Para el “éxito” del modelo, justificar el ,mantenimiento perpetuo del Estado de Emergencia, asegurar la represión constante y tener maniatada a la población descontenta; era menester otorgar a esos contingentes armados un barniz que lo permita, una pintura atractiva, una imagen cautivante…
Los pintaron de rojo, les pusieron vistosos “polos” con la hoz y el martillo en el pecho, y los declararon “Marxistas-Leninistas-Maoístas”. Así completaron el cuadro. Tal fue la cantera de Alipio, Gabriel, José y otros. Y tal, también la fuente inagotable de especulación periodística que llevó a muchos a asegurar que “Sendero” era la Revolución en Marcha, el peligro inminente y el triunfo de la barbarie.
Por eso esos grupos actuaron durante casi veinte años -a partir de los 90 del siglo pasado- como “la amenaza latente”, “el peligro constante”, el terror convertido en leyenda.

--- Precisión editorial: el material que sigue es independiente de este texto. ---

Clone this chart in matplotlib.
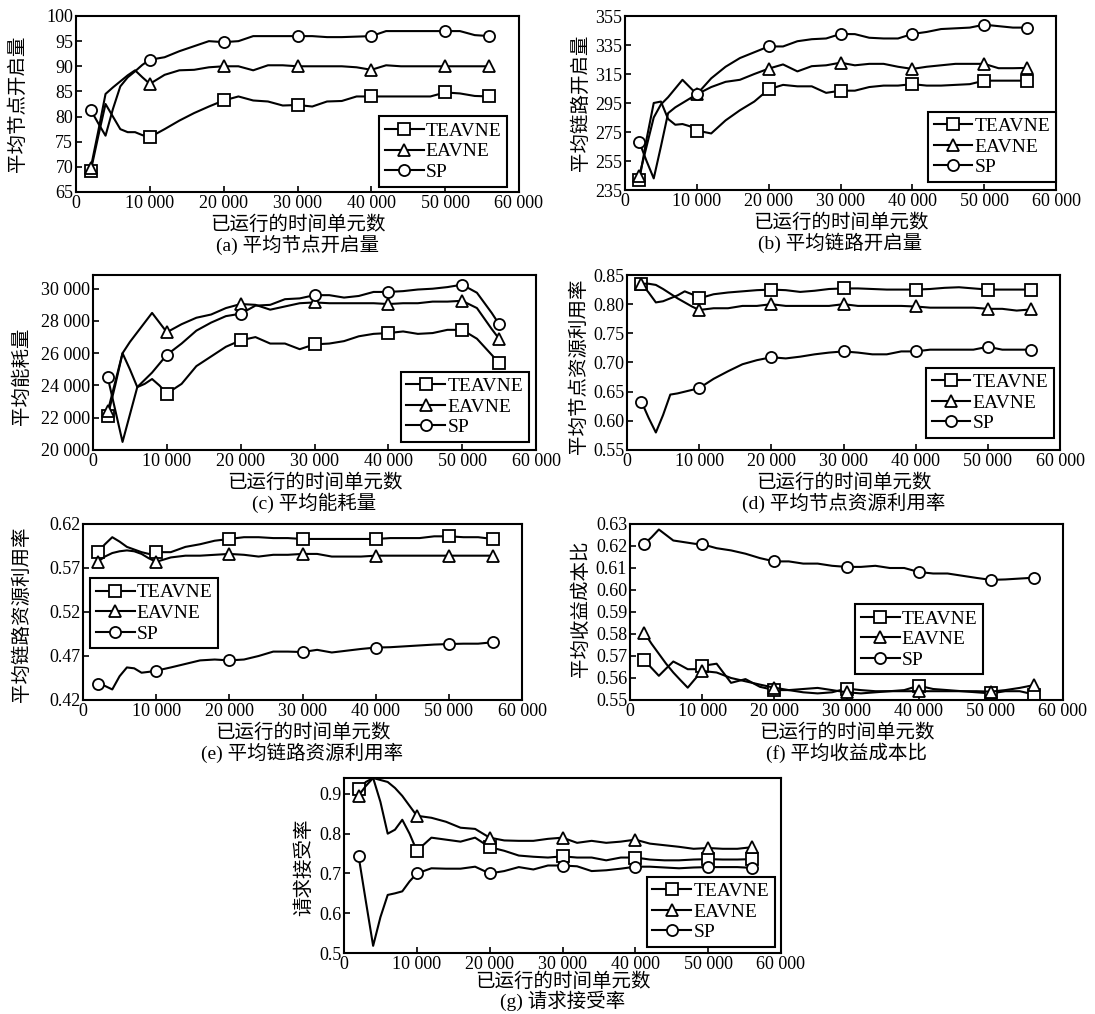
import matplotlib
matplotlib.use("Agg")
import matplotlib.pyplot as plt
from matplotlib.ticker import FuncFormatter

plt.rcParams['font.family'] = ['Liberation Serif', 'Noto Sans CJK SC']
plt.rcParams['axes.unicode_minus'] = False

# 已运行的时间单元数（横轴）
x_run = [2000, 3000, 4000, 5000, 6000, 7000, 8000, 9000, 10000, 12000, 14000, 16000,
         18000, 20000, 22000, 24000, 26000, 28000, 30000, 32000, 34000, 36000, 38000,
         40000, 42000, 44000, 46000, 48000, 50000, 52000, 54000, 56000]
x_run_c = [2000, 3000, 4000, 5000, 6000, 7000, 8000, 9000, 10000, 12000, 14000, 16000,
           18000, 20000, 22000, 24000, 26000, 28000, 30000, 32000, 34000, 36000, 38000,
           40000, 42000, 44000, 46000, 48000, 50000, 52000, 54000, 55000]
mark_idx = [0, 8, 13, 18, 23, 28, 31]
algos = ['TEAVNE', 'EAVNE', 'SP']
x_ticks = [0, 10000, 20000, 30000, 40000, 50000, 60000]

# (a) 平均节点开启量
a_teavne = [69.2, 76, 82.5, 80, 77.5, 76.9, 76.9, 76.3, 75.9, 77.5, 79.2, 80.7, 82, 83.2, 84,
            83.2, 83, 82.2, 82.3, 82, 83, 83.1, 84, 84, 84, 84, 84, 84, 84.8, 84.6, 84.1, 84]
a_eavne = [69.8, 77, 84.5, 85.8, 87, 88.2, 89.2, 87.8, 86.5, 88.3, 89.2, 89.3, 89.8, 90, 90,
           89.2, 90.2, 90.2, 90, 90, 90, 90, 89.8, 89.3, 90.2, 90, 90, 90, 90, 90, 90, 90]
a_sp = [81.3, 78.7, 76.2, 81.5, 86, 87.8, 89, 90.3, 91.3, 91.8, 93, 94, 95, 94.8, 95, 96,
        96, 96, 96, 96, 95.8, 95.8, 95.9, 96, 97, 97, 97, 97, 97, 97, 96.2, 96]

# (b) 平均链路开启量
b_teavne = [242, 270, 295, 296, 284, 280, 280.5, 279, 276, 274, 283, 290, 296, 304.4, 307.5,
            306.5, 306.5, 302, 303.5, 303.5, 306, 307, 307, 308, 307, 307, 307.5, 308, 310.4,
            310.4, 310.4, 310.4]
b_eavne = [245, 265, 285, 294, 299, 305, 311, 306, 301, 306, 309.6, 311, 315, 318.7, 321.6,
           316.8, 320.4, 321, 322.8, 321, 322, 322, 320, 318.5, 320, 321, 322, 322, 322, 319,
           319, 319.2]
b_sp = [268, 255, 243, 265, 288, 292, 295, 298, 301, 312, 320, 326, 330, 334, 334, 337.6,
        339, 339.5, 342.6, 342.5, 340, 339.5, 339.5, 342.6, 344, 346, 346.5, 347, 349, 348,
        347, 347]

# (c) 平均能耗量
c_teavne = [22100, 24000, 26000, 25000, 23900, 24100, 24400, 24000, 23500, 24100, 25200,
            25800, 26400, 26800, 27000, 26600, 26600, 26250, 26550, 26600, 26750, 27050,
            27200, 27250, 27350, 27200, 27250, 27450, 27450, 26900, 25900, 25400]
c_eavne = [22400, 24200, 26000, 26700, 27300, 27900, 28500, 27900, 27300, 27800, 28200,
           28400, 28800, 29050, 29000, 28700, 28900, 29100, 29150, 29100, 29100, 29100,
           29100, 29050, 29100, 29100, 29200, 29200, 29250, 28800, 27500, 26900]
c_sp = [24500, 22500, 20500, 22200, 23900, 24350, 24800, 25350, 25900, 26600, 27400, 27900,
        28300, 28450, 28950, 29000, 29350, 29400, 29600, 29600, 29450, 29550, 29800, 29800,
        29850, 29950, 30000, 30100, 30250, 29750, 28500, 27800]

# (d) 平均节点资源利用率
d_teavne = [0.835, 0.82, 0.803, 0.805, 0.81, 0.815, 0.822, 0.817, 0.81, 0.817, 0.82, 0.822,
            0.824, 0.825, 0.824, 0.821, 0.823, 0.826, 0.827, 0.827, 0.826, 0.825, 0.825,
            0.825, 0.826, 0.828, 0.829, 0.827, 0.825, 0.825, 0.825, 0.825]
d_eavne = [0.835, 0.835, 0.833, 0.826, 0.818, 0.81, 0.803, 0.796, 0.79, 0.793, 0.793, 0.797,
           0.797, 0.80, 0.797, 0.797, 0.797, 0.797, 0.80, 0.797, 0.797, 0.797, 0.797, 0.796,
           0.794, 0.794, 0.794, 0.794, 0.792, 0.792, 0.789, 0.791]
d_sp = [0.633, 0.605, 0.58, 0.61, 0.645, 0.647, 0.65, 0.653, 0.656, 0.672, 0.685, 0.697,
        0.704, 0.709, 0.707, 0.71, 0.714, 0.717, 0.719, 0.717, 0.714, 0.714, 0.719, 0.719,
        0.722, 0.722, 0.722, 0.722, 0.727, 0.722, 0.722, 0.722]

# (e) 平均链路资源利用率
e_teavne = [0.588, 0.597, 0.605, 0.600, 0.594, 0.591, 0.588, 0.586, 0.588, 0.588, 0.594,
            0.597, 0.601, 0.603, 0.605, 0.605, 0.604, 0.604, 0.603, 0.603, 0.603, 0.603,
            0.603, 0.603, 0.604, 0.604, 0.604, 0.606, 0.606, 0.605, 0.605, 0.603]
e_eavne = [0.577, 0.583, 0.587, 0.589, 0.590, 0.589, 0.586, 0.581, 0.577, 0.582, 0.584,
           0.584, 0.585, 0.586, 0.585, 0.583, 0.585, 0.585, 0.586, 0.586, 0.583, 0.583,
           0.583, 0.584, 0.584, 0.584, 0.584, 0.584, 0.584, 0.584, 0.584, 0.584]
e_sp = [0.4387, 0.436, 0.432, 0.447, 0.457, 0.456, 0.451, 0.452, 0.4533, 0.457, 0.461,
        0.465, 0.466, 0.465, 0.466, 0.470, 0.475, 0.475, 0.4745, 0.477, 0.474, 0.476,
        0.478, 0.4796, 0.480, 0.481, 0.482, 0.483, 0.4836, 0.484, 0.484, 0.4856]

# (f) 平均收益成本比
f_teavne = [0.568, 0.5645, 0.561, 0.5643, 0.5675, 0.5658, 0.564, 0.564, 0.5655, 0.5665,
            0.5578, 0.5595, 0.556, 0.5545, 0.5545, 0.5535, 0.553, 0.5535, 0.5552, 0.5545,
            0.554, 0.554, 0.5545, 0.5565, 0.555, 0.5545, 0.554, 0.5535, 0.553, 0.554, 0.554,
            0.5525]
f_eavne = [0.5805, 0.5755, 0.571, 0.5665, 0.5625, 0.559, 0.5556, 0.5595, 0.5632, 0.5625,
           0.560, 0.5585, 0.557, 0.5556, 0.5545, 0.555, 0.5555, 0.5545, 0.5535, 0.553,
           0.5535, 0.554, 0.554, 0.554, 0.554, 0.554, 0.554, 0.554, 0.5538, 0.5545, 0.5555,
           0.5568]
f_sp = [0.621, 0.624, 0.6275, 0.625, 0.6225, 0.622, 0.6215, 0.621, 0.6208, 0.619, 0.618,
        0.6165, 0.6145, 0.613, 0.613, 0.612, 0.612, 0.611, 0.6105, 0.6105, 0.611, 0.610,
        0.610, 0.6082, 0.6075, 0.6075, 0.6065, 0.6055, 0.6046, 0.6048, 0.6052, 0.6056]

# (g) 请求接受率
g_teavne = [0.912, 0.93, 0.94, 0.88, 0.80, 0.81, 0.835, 0.80, 0.757, 0.79, 0.785, 0.78,
            0.79, 0.766, 0.757, 0.745, 0.742, 0.74, 0.743, 0.74, 0.74, 0.733, 0.74, 0.74,
            0.735, 0.733, 0.733, 0.735, 0.736, 0.735, 0.735, 0.736]
g_eavne = [0.896, 0.92, 0.94, 0.935, 0.93, 0.915, 0.895, 0.87, 0.845, 0.84, 0.83, 0.815,
           0.812, 0.79, 0.783, 0.782, 0.782, 0.787, 0.79, 0.777, 0.782, 0.777, 0.78, 0.785,
           0.775, 0.771, 0.767, 0.762, 0.764, 0.762, 0.762, 0.766]
g_sp = [0.744, 0.63, 0.518, 0.59, 0.646, 0.65, 0.655, 0.68, 0.70, 0.713, 0.712, 0.712,
        0.717, 0.70, 0.706, 0.716, 0.71, 0.72, 0.72, 0.718, 0.706, 0.708, 0.712, 0.717,
        0.717, 0.715, 0.713, 0.715, 0.716, 0.716, 0.716, 0.714]

W, H = 1095, 1014
fig = plt.figure(figsize=(W / 100, H / 100), dpi=100)


def px_axes(left, right, top, bottom):
    return fig.add_axes([left / W, 1 - bottom / H, (right - left) / W, (bottom - top) / H])


def space_fmt(v, pos):
    return '{:,.0f}'.format(v).replace(',', ' ')


def draw(ax, xs, series, ylim, yticks, yfmt, ylabel, ylab_xy, caption, leg_loc, leg_anchor,
         xlab_off=-33, cap_off=-53):
    for ys, name, mk in zip(series, algos, ['s', '^', 'o']):
        ax.plot(xs, ys, color='black', lw=1.5, marker=mk, markevery=mark_idx,
                markersize=8, mfc='white', mec='black', mew=1.3, label=name)
    ax.set_xlim(0, 60000)
    ax.set_ylim(*ylim)
    ax.set_xticks(x_ticks)
    ax.set_yticks(yticks)
    ax.xaxis.set_major_formatter(FuncFormatter(space_fmt))
    ax.yaxis.set_major_formatter(yfmt)
    ax.tick_params(direction='in', length=4, width=1.2, labelsize=13, pad=2)
    for s in ax.spines.values():
        s.set_linewidth(1.5)
    ax.set_ylabel(ylabel, fontsize=14)
    ax.yaxis.set_label_coords(*ylab_xy)
    ax.annotate('已运行的时间单元数', xy=(0.5, 0), xycoords='axes fraction',
                xytext=(0, xlab_off), textcoords='offset pixels', ha='center', va='center',
                fontsize=14)
    ax.annotate(caption, xy=(0.5, 0), xycoords='axes fraction',
                xytext=(0, cap_off), textcoords='offset pixels', ha='center', va='center',
                fontsize=14)
    leg = ax.legend(loc=leg_loc, bbox_to_anchor=leg_anchor, fontsize=14, frameon=True,
                    fancybox=False, edgecolor='black', framealpha=1, borderpad=0.3,
                    labelspacing=0.15, handlelength=2.0, handletextpad=0.1,
                    borderaxespad=0)
    leg.get_frame().set_linewidth(1.5)


ax_a = px_axes(76, 519, 16, 192)
draw(ax_a, x_run, [a_teavne, a_eavne, a_sp], (65, 100), [65, 70, 75, 80, 85, 90, 95, 100],
     FuncFormatter(lambda v, p: '%d' % v), '平均节点开启量', (-0.111, 0.5),
     '(a) 平均节点开启量', 'lower right', (0.973, 0.03))

ax_b = px_axes(625, 1056, 16, 190)
draw(ax_b, x_run, [b_teavne, b_eavne, b_sp], (235, 355), [235, 255, 275, 295, 315, 335, 355],
     FuncFormatter(lambda v, p: '%d' % v), '平均链路开启量', (-0.081, 0.5),
     '(b) 平均链路开启量', 'lower right', (1.0, 0.046))

ax_c = px_axes(93, 536, 275, 450)
draw(ax_c, x_run_c, [c_teavne, c_eavne, c_sp], (20000, 30850),
     [20000, 22000, 24000, 26000, 28000, 30000], FuncFormatter(space_fmt), '平均能耗量',
     (-0.14, 0.42), '(c) 平均能耗量', 'lower right', (0.984, 0.046))

ax_d = px_axes(627, 1060, 275, 450)
draw(ax_d, x_run, [d_teavne, d_eavne, d_sp], (0.55, 0.85),
     [0.55, 0.60, 0.65, 0.70, 0.75, 0.80, 0.85], FuncFormatter(lambda v, p: '%.2f' % v),
     '平均节点资源利用率', (-0.09, 0.48), '(d) 平均节点资源利用率', 'lower right',
     (0.986, 0.069))

ax_e = px_axes(83, 522, 524, 700)
draw(ax_e, x_run, [e_teavne, e_eavne, e_sp], (0.42, 0.62), [0.42, 0.47, 0.52, 0.57, 0.62],
     FuncFormatter(lambda v, p: '%.2f' % v), '平均链路资源利用率', (-0.118, 0.49),
     '(e) 平均链路资源利用率', 'upper left', (0.016, 0.693))

ax_f = px_axes(630, 1063, 524, 700)
draw(ax_f, x_run, [f_teavne, f_eavne, f_sp], (0.55, 0.63),
     [0.55, 0.56, 0.57, 0.58, 0.59, 0.60, 0.61, 0.62, 0.63],
     FuncFormatter(lambda v, p: '%.2f' % v), '平均收益成本比', (-0.092, 0.52),
     '(f) 平均收益成本比', 'upper left', (0.52, 0.545))

ax_g = px_axes(344, 781, 778, 953)
draw(ax_g, x_run, [g_teavne, g_eavne, g_sp], (0.5, 0.94), [0.5, 0.6, 0.7, 0.8, 0.9],
     FuncFormatter(lambda v, p: '%.1f' % v), '请求接受率', (-0.071, 0.49),
     '(g) 请求接受率', 'lower right', (0.986, 0.034), xlab_off=-29, cap_off=-48)

fig.savefig('out.png', dpi=100, facecolor='white')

Contaron, para tal efecto, con la imagen creada, la fuerza del mito, el vigor de la farsa. Y, por cierto, con la complicidad de los medios que les dieron cabida. Fueron sinónimo de salvajismo y de crimen, pero también de un mensaje radical, extremista, polpotiano que, explotado por la prensa, llevó a confusión a algunas gentes.
En los últimos gobiernos -Fujimori, Toledo y García- nada les ocurrió. Operaron con la tranquilidad de las abuelas y con la seguridad que nada les habría de ocurrir. Pero la placidez no es eterna. Hoy, las cosas comenzaron a cambiar.
En el periodo más reciente -todavía en su gloria- secuestraron obreros, ofrecieron ruedas de prensa, recibieron a la Tele, amenazaron con voz tronante, y dijeron ser lo que no eran: guerrilleros en lucha por un mundo mejor.
Hoy, esa historia ha comenzado a llegar a su fin. Hay que reconstruir los escenarios y colocar a cada quien en su lugar. Asegurar que sean los trabajadores, y no supuestos vengadores sociales, los que combatan por su causa. Y que sean los pueblos -y no bandas delictivas- los que afirmen la ruta del futuro.
El episodio de Llochegua -que fue un duro golpe al Narcotráfico, y no al Socialismo- no sólo traerá material para las noticias del día. Será también una inagotable cantera de experiencias y lecciones.